▶ **DIRECTIONS FOR THIS TASK**
Retype, word for word, the lines between the ones holding "Clone this chart in Altair." and "df = pd.DataFrame(rows)", inclusive; pictures stay out of the copy.

○ ○ ○

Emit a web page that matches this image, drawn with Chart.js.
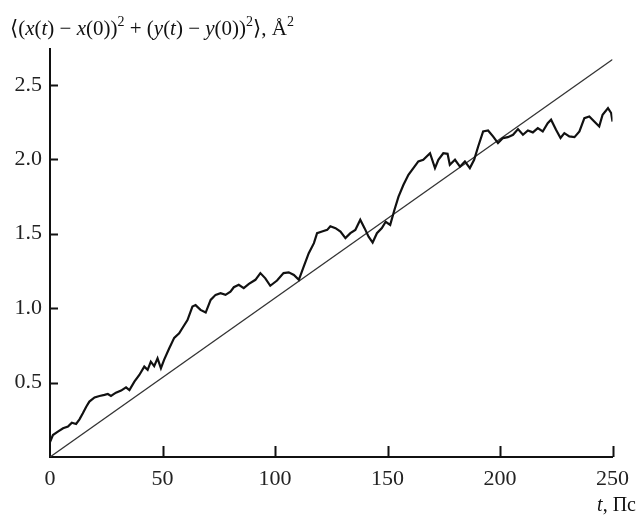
<!DOCTYPE html>
<html>
<head>
<meta charset="utf-8">
<script src="https://cdn.jsdelivr.net/npm/chart.js@4/dist/chart.umd.min.js"></script>
<style>
  html, body { margin: 0; padding: 0; background: #fff; }
  #wrap { width: 638px; height: 516px; }
</style>
</head>
<body>
<div id="wrap"><canvas id="msdChart" width="638" height="516"></canvas></div>
<script>
// time, ps
const timePs = [0, 1.3, 3.5, 5.8, 8, 9.7, 11.6, 13.1, 14.6, 16.1, 17.5, 19.8, 22, 24.2, 25.7,
  27.1, 29.3, 31.6, 33.8, 35.3, 37.5, 39.7, 41.9, 43.4, 44.8, 46.3, 47.8, 49.3, 50.7, 53,
  55.2, 57.4, 58.8, 61.1, 63.3, 64.7, 66.9, 69.2, 71.4, 73.6, 75.8, 78, 80.2, 81.7, 83.9,
  86.1, 88.4, 91.3, 93.5, 95.7, 97.9, 100.9, 103.8, 106.1, 108.4, 110.6, 112.8, 115, 117.3,
  118.7, 120.9, 123.2, 124.6, 126.9, 129.1, 131.3, 133.5, 135.7, 137.9, 139.8, 141.6, 143.4,
  145.3, 147.5, 149.2, 151.2, 153.1, 154.9, 157.1, 159.3, 161.5, 163.7, 165.9, 168.9, 171.1,
  172.6, 174.8, 176.7, 177.7, 180, 182.2, 184.4, 186.6, 188.5, 190.3, 192.5, 194.7, 196.9,
  199.1, 201.3, 203.5, 205.8, 208, 210.2, 212.4, 214.6, 216.8, 219, 221.2, 222.7, 224.9,
  226.9, 228.6, 230.8, 233.1, 235.3, 237.5, 239.7, 241.9, 244.1, 245.6, 248, 249.4, 250];
// mean square displacement, A^2
const msdValues = [0.10, 0.148, 0.17, 0.193, 0.204, 0.23, 0.222, 0.253, 0.294, 0.338, 0.372, 0.40, 0.41, 0.417, 0.423,
  0.41, 0.432, 0.446, 0.468, 0.45, 0.506, 0.551, 0.607, 0.585, 0.64, 0.61, 0.663, 0.596, 0.652, 0.73,
  0.80, 0.83, 0.865, 0.92, 1.01, 1.02, 0.988, 0.97, 1.055, 1.089, 1.10, 1.089, 1.11, 1.14, 1.156,
  1.134, 1.163, 1.19, 1.235, 1.20, 1.15, 1.185, 1.235, 1.24, 1.223, 1.19, 1.28, 1.369, 1.436,
  1.503, 1.514, 1.525, 1.55, 1.537, 1.514, 1.47, 1.503, 1.525, 1.593, 1.537, 1.48, 1.44,
  1.503, 1.537, 1.58, 1.559, 1.66, 1.749, 1.828, 1.895, 1.94, 1.985, 1.996, 2.04, 1.94,
  1.996, 2.04, 2.036, 1.962, 1.996, 1.95, 1.985, 1.94, 1.996, 2.085, 2.186, 2.193, 2.153,
  2.108, 2.142, 2.148, 2.164, 2.202, 2.164, 2.193, 2.18, 2.209, 2.186, 2.242, 2.265, 2.197,
  2.142, 2.175, 2.153, 2.148, 2.186, 2.276, 2.287, 2.253, 2.22, 2.298, 2.343, 2.31, 2.253];
// straight line
const fitTime = [0, 250];
const fitValues = [0, 2.67];

const xTicks = [0, 50, 100, 150, 200, 250];
const yTicks = [0.5, 1.0, 1.5, 2.0, 2.5];

const serif = '"Liberation Serif", "DejaVu Serif", serif';

// label pieces: [text, italic, superscript]
const yTitle = [['\u27E8(', 0, 0], ['x', 1, 0], ['(', 0, 0], ['t', 1, 0], [') \u2212 ', 0, 0], ['x', 1, 0],
  ['(0))', 0, 0], ['2', 0, 1], [' + (', 0, 0], ['y', 1, 0], ['(', 0, 0], ['t', 1, 0], [') \u2212 ', 0, 0],
  ['y', 1, 0], ['(0))', 0, 0], ['2', 0, 1], ['\u27E9, \u00C5', 0, 0], ['2', 0, 1]];
const xTitle = [['t', 1, 0], [', \u041F\u0441', 0, 0]];

function drawPieces(ctx, pieces, x, y, size, alignRight) {
  const fontOf = p => (p[1] ? 'italic ' : '') + (p[2] ? Math.round(size * 0.65) : size) + 'px ' + serif;
  let total = 0;
  pieces.forEach(p => { ctx.font = fontOf(p); total += ctx.measureText(p[0]).width; });
  let cx = alignRight ? x - total : x;
  ctx.textBaseline = 'alphabetic';
  ctx.textAlign = 'left';
  pieces.forEach(p => {
    ctx.font = fontOf(p);
    ctx.fillText(p[0], cx, p[2] ? y - size * 0.42 : y);
    cx += ctx.measureText(p[0]).width;
  });
}

const labelsAndTicks = {
  id: 'labelsAndTicks',
  afterDraw(chart) {
    const ctx = chart.ctx;
    const xs = chart.scales.x, ys = chart.scales.y;
    const area = chart.chartArea;
    ctx.save();
    ctx.strokeStyle = '#111';
    ctx.lineWidth = 2;
    ctx.beginPath();
    xTicks.forEach(v => {
      if (v === 0) return;
      const px = Math.round(xs.getPixelForValue(v)) + 0.5;
      ctx.moveTo(px, area.bottom);
      ctx.lineTo(px, area.bottom - 11);
    });
    yTicks.forEach(v => {
      const py = Math.round(ys.getPixelForValue(v)) + 0.5;
      ctx.moveTo(area.left, py);
      ctx.lineTo(area.left + 8, py);
    });
    ctx.stroke();
    ctx.fillStyle = '#111';
    drawPieces(ctx, yTitle, 10, 35, 21, false);
    drawPieces(ctx, xTitle, 636, 511, 20, true);
    ctx.restore();
  }
};

new Chart(document.getElementById('msdChart'), {
  type: 'line',
  data: {
    datasets: [{
      data: timePs.map((t, i) => ({ x: t, y: msdValues[i] })),
      borderColor: '#111',
      borderWidth: 2.2,
      pointRadius: 0,
      tension: 0
    }, {
      data: fitTime.map((t, i) => ({ x: t, y: fitValues[i] })),
      borderColor: '#333',
      borderWidth: 1.3,
      pointRadius: 0,
      tension: 0
    }]
  },
  options: {
    responsive: false,
    animation: false,
    layout: { padding: { top: 49, right: 23, left: 0, bottom: 0 } },
    plugins: { legend: { display: false }, tooltip: { enabled: false } },
    scales: {
      x: {
        type: 'linear', min: 0, max: 250,
        afterBuildTicks: s => { s.ticks = xTicks.map(v => ({ value: v })); },
        afterFit: s => { s.height = 59; },
        grid: { display: false, drawTicks: false },
        border: { display: true, color: '#111', width: 2 },
        ticks: { color: '#222', padding: 9, maxRotation: 0, font: { family: serif, size: 22 } }
      },
      y: {
        type: 'linear', min: 0, max: 2.74,
        afterBuildTicks: s => { s.ticks = yTicks.map(v => ({ value: v })); },
        afterFit: s => { s.width = 50; },
        grid: { display: false, drawTicks: false },
        border: { display: true, color: '#111', width: 2 },
        ticks: { color: '#222', padding: 8, font: { family: serif, size: 22 },
          callback: v => v.toFixed(1) }
      }
    }
  },
  plugins: [labelsAndTicks]
});
</script>
</body>
</html>
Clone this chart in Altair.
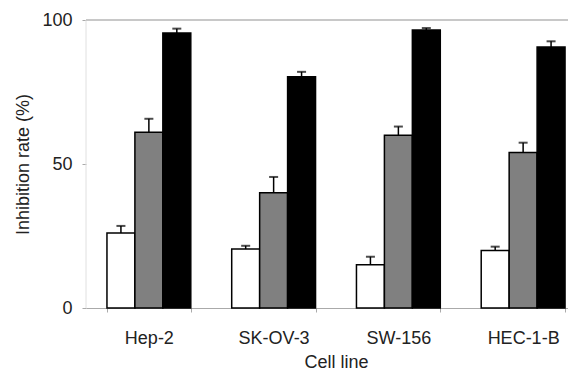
import altair as alt
import pandas as pd

cell_lines = ["Hep-2", "SK-OV-3", "SW-156", "HEC-1-B"]
series = ["A", "B", "C"]
colors = ["#ffffff", "#808080", "#000000"]
values = {
    "A": [26, 20.5, 15, 20],
    "B": [61, 40, 60, 54],
    "C": [95.5, 80.3, 96.5, 90.6],
}
upper = {
    "A": [28.5, 21.6, 17.8, 21.3],
    "B": [65.7, 45.5, 63, 57.4],
    "C": [97, 82, 97.2, 92.6],
}

rows = []
for s in series:
    for i, c in enumerate(cell_lines):
        rows.append({"cell": c, "series": s, "value": values[s][i], "upper": upper[s][i]})
df = pd.DataFrame(rows)

font = "Liberation Sans"
fs = 18
p = 0.328
x = alt.X("cell:N", sort=cell_lines, title="Cell line",
          scale=alt.Scale(paddingInner=p, paddingOuter=0.168, range=[0, 500]),
          axis=alt.Axis(labelAngle=0, labelFontSize=fs, titleFontSize=fs, labelFont=font,
                        titleFont=font, labelColor="#222", titleColor="#222",
                        titleFontWeight="normal",
                        domainColor="#aaaaaa", tickColor="#aaaaaa", tickBand="extent",
                        tickSize=4, labelPadding=17, titlePadding=6))
xo = alt.XOffset("series:N", sort=series, scale=alt.Scale(paddingInner=0, paddingOuter=0))
yscale = alt.Scale(domain=[0, 100], nice=False)

bars = alt.Chart(df).mark_bar(stroke="black", strokeWidth=1.5).encode(
    x=x,
    xOffset=xo,
    y=alt.Y("value:Q", scale=yscale, title="Inhibition rate (%)",
            axis=alt.Axis(values=[0, 50, 100], grid=False, labelFontSize=fs, titleFontSize=fs,
                          labelFont=font, titleFont=font, labelColor="#222", titleColor="#222",
                          titleFontWeight="normal",
                          domain=False, tickColor="#aaaaaa", tickSize=4, labelPadding=10,
                          titlePadding=9)),
    fill=alt.Fill("series:N", sort=series, scale=alt.Scale(domain=series, range=colors), legend=None),
)

err = alt.Chart(df).mark_rule(color="black", strokeWidth=1.5).encode(
    x=x, xOffset=xo, y=alt.Y("value:Q", scale=yscale), y2="upper:Q"
)
caps = alt.Chart(df).mark_tick(color="black", thickness=2, size=9).encode(
    x=x, xOffset=xo, y=alt.Y("upper:Q", scale=yscale)
)

top_df = pd.DataFrame({"v": [100]})
top = alt.Chart(top_df).mark_rule(color="#c8c8c8", strokeWidth=2).encode(y=alt.Y("v:Q", scale=yscale))
left = alt.Chart(top_df).mark_rule(color="#e0e0e0", strokeWidth=1).encode(
    x=alt.value(0), y=alt.value(0), y2=alt.value(288))

chart = alt.layer(left, top, err, bars, caps).properties(
    width=482, height=288,
    autosize=alt.AutoSizeParams(type="none"),
    padding={"left": 78, "top": 12, "right": 0, "bottom": 65},
).configure_view(stroke=None).configure_axisX(domainColor="#aaaaaa")

chart.save("out.html", embed_options={"renderer": "svg", "actions": False})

○ ○ ○

▶ **FINISHED ANSWER**
Clone this chart in Altair.
import altair as alt
import pandas as pd

cell_lines = ["Hep-2", "SK-OV-3", "SW-156", "HEC-1-B"]
series = ["A", "B", "C"]
colors = ["#ffffff", "#808080", "#000000"]
values = {
    "A": [26, 20.5, 15, 20],
    "B": [61, 40, 60, 54],
    "C": [95.5, 80.3, 96.5, 90.6],
}
upper = {
    "A": [28.5, 21.6, 17.8, 21.3],
    "B": [65.7, 45.5, 63, 57.4],
    "C": [97, 82, 97.2, 92.6],
}

rows = []
for s in series:
    for i, c in enumerate(cell_lines):
        rows.append({"cell": c, "series": s, "value": values[s][i], "upper": upper[s][i]})
df = pd.DataFrame(rows)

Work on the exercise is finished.